The topic of emotional support is dear to my heart; I believe it is the most important kind of support for those going through difficult times. At its core, it provides love, acceptance and stabilizes a favorable foundation for all your relationships. Emotional support is essential in any healthy relationship; it is the essence of emotional intimacy. Without emotional support, your relationships can be negatively impacted and ultimately sabotaged.
What emotional support is not:
Emotional support is not giving advice or providing a solution. Research shows that giving advice or providing a solution is rarely well-received. When giving unsolicited advice or solutions, its underlining message implies they can't solve the problems themselves. Unless someone is asking for your advice, "What are your thoughts?" "What do you think I should do?" they don't want you to solve their problem. Most want to be heard, validated and acknowledged. Listen to them, giving your full attention, and let them speak without interrupting. The simple act of being supported can make all the difference. The people in your life can support you in different ways; it is the quality of your connection that matters. You are trusting the person(s) that your confidence won't be broken, or you won't be judged.

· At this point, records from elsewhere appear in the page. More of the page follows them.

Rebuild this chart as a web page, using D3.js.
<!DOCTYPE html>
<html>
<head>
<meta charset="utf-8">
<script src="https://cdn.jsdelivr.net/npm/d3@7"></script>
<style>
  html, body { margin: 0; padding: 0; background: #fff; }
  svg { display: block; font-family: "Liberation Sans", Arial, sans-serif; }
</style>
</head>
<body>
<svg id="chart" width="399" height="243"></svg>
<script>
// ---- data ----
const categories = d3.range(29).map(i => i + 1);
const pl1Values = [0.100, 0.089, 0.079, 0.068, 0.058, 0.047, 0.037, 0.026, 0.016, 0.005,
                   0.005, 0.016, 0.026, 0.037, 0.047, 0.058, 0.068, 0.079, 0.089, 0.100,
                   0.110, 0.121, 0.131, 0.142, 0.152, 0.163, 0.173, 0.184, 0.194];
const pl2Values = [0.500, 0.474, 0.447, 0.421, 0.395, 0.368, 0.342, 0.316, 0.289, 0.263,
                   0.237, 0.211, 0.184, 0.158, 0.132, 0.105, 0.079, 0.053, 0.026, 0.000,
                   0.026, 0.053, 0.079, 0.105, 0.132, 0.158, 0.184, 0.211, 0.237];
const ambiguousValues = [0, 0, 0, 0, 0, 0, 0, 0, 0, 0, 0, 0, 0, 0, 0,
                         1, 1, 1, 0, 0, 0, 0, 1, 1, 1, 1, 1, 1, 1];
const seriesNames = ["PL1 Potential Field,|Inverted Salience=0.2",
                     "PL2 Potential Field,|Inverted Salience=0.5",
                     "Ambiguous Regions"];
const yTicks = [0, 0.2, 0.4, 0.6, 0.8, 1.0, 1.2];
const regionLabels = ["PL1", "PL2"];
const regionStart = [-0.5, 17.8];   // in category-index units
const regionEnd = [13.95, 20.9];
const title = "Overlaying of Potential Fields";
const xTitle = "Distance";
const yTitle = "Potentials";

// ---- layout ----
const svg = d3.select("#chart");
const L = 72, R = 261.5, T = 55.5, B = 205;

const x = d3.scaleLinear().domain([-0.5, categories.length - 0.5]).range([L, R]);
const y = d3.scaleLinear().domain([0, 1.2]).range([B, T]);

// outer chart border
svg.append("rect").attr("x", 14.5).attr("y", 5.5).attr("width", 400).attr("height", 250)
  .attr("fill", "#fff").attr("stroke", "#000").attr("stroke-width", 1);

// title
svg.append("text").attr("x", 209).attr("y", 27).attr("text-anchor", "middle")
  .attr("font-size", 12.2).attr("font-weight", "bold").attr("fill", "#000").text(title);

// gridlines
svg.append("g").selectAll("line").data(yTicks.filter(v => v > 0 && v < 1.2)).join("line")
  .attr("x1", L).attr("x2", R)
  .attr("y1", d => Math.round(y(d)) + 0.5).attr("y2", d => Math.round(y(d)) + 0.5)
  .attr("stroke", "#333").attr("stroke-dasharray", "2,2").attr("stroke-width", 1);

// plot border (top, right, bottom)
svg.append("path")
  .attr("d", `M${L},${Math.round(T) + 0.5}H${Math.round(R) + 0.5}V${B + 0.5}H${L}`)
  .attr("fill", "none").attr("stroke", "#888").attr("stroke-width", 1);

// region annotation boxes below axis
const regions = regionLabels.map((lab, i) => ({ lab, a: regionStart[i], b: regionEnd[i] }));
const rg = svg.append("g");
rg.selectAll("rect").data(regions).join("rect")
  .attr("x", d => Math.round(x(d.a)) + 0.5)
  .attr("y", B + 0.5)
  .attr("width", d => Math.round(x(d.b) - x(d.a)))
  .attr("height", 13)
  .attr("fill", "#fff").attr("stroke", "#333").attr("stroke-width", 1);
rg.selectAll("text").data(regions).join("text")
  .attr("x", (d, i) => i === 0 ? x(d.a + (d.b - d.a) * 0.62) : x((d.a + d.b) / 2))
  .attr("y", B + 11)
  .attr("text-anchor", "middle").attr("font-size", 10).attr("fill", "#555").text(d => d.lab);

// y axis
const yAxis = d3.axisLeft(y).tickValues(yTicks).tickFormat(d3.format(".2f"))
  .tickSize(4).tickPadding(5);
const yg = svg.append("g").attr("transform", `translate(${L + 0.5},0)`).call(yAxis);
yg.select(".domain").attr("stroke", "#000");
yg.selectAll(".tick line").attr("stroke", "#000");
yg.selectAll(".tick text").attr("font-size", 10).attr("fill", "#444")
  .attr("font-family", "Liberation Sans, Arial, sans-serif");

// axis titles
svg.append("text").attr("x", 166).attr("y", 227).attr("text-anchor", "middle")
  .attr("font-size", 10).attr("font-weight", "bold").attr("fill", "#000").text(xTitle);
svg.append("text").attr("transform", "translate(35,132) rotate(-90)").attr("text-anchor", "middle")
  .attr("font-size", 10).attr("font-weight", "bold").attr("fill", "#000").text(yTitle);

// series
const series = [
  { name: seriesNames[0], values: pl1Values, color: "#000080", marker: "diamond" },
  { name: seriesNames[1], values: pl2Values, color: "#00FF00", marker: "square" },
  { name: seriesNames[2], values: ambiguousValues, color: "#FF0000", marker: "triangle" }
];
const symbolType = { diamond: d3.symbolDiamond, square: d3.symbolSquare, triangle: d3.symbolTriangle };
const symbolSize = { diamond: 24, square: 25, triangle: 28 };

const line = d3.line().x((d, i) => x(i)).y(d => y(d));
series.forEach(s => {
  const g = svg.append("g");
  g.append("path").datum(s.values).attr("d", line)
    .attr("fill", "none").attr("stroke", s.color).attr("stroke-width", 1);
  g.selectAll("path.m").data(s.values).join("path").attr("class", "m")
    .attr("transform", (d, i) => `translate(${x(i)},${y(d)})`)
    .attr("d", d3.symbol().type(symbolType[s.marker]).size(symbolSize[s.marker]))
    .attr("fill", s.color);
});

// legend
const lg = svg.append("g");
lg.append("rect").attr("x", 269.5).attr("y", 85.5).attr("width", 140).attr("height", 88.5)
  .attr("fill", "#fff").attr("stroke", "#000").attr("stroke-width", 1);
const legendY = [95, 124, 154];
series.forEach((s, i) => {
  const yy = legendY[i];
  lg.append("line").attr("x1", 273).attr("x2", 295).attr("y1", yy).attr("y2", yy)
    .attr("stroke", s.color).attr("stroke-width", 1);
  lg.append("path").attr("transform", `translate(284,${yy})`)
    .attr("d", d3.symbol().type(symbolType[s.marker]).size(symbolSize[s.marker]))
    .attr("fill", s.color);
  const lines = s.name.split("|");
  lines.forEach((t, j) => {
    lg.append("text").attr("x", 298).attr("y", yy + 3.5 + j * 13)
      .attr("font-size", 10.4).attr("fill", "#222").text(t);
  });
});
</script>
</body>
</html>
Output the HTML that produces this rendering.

What is emotional support?
Emotional support is holding a space for others, staying present, listening, having empathy and compassion for the person who is expressing and experiencing. Allowing others to communicate their challenges and respond with a gentle, empathetic, and caring nature can increase their ability to care for themselves.
Emotional support is one of our basic needs as a human being to have real, authentic, meaningful connections with others. It provides a feeling of unconditionally accepted and cared for when emotionally supported; you feel less alone. You have someone who is there to help you through your difficult times.
The two most integral parts that define emotional support are being a good listener and respecting others' feelings. Listening skills require actively engaging in what someone is telling you, giving them all your attention, focusing on only them. Respecting and validating others' feelings can be exercised through a compassionate tone with encouraging words, "I'm sorry you are going through this." "It is understandable that you feel that way."
Keep in mind that everyone's experience and feelings are unique and individual to them. No one's feelings are wrong; they are different than yours or someone else.
Research shows that healthy and supportive relationships can reduce stress and improve your overall health and well-being. Building a supportive friends network, or even one supportive relationship can be vital to your emotional health.